Future studies should consider the composition of the used input datasets carefully. Moreover, future works stemming from this study can consider a more comprehensive comparison of spectral bands in next-generation satellite datasets, which were not evaluated in this study, to find optimal spectral bands for PV forecasts. In addition, data can be acquired at even finer temporal resolutions to provide more frequent information and more training data samples for the PV forecast model. Other future research aiming to improve the forecast model’s ability to learn nonlinear complexities with regards to cloud coverage and seasonal variations may consider the use of patch-based samples from the satellite images to analyze a broader geographic area for more context on nearby atmospheric and meteorological conditions.
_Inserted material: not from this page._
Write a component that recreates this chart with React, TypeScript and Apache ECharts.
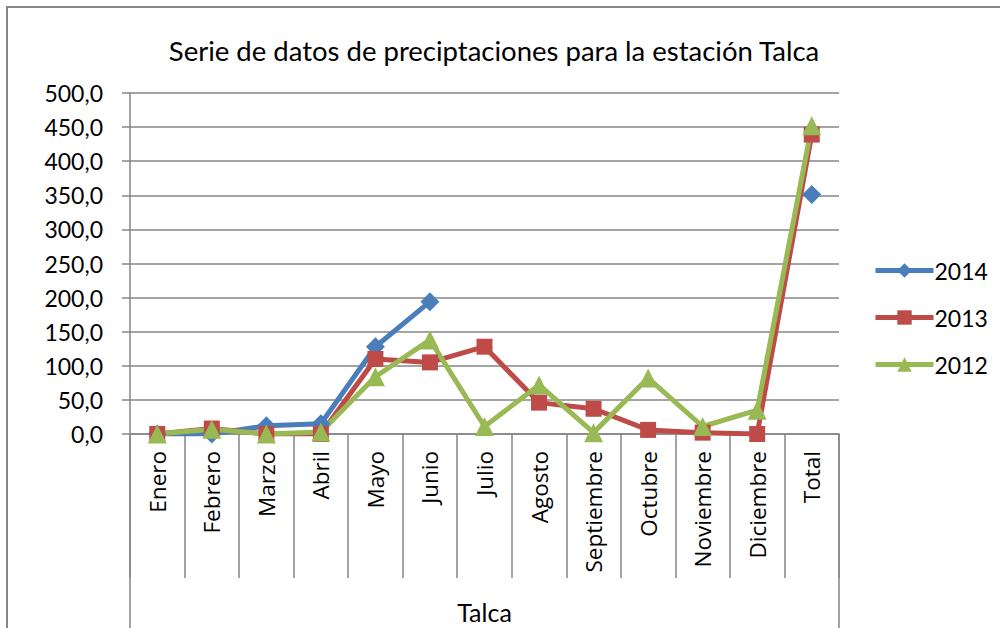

The drawback however is that patch-based approaches can be time-consuming and more complex, which may require more sophisticated forecast models such as CNN models [1,35], long short-term memory networks [9], and gated recurrent unit-based models [16]. While this study focuses on integrating COMS and H8 satellite image data, future works can include different ancillary data such as solar resources and various meteorological factors related to the atmosphere and local climate to produce a more comprehensive input dataset which would be more representative of local conditions. Lastly, based on the similar PV forecast results between COMS and H8 image data, both next-generation and terminated satellite image datasets such as COMS and GK2A can be used interchangeably and successively for future works on direct PV forecasting.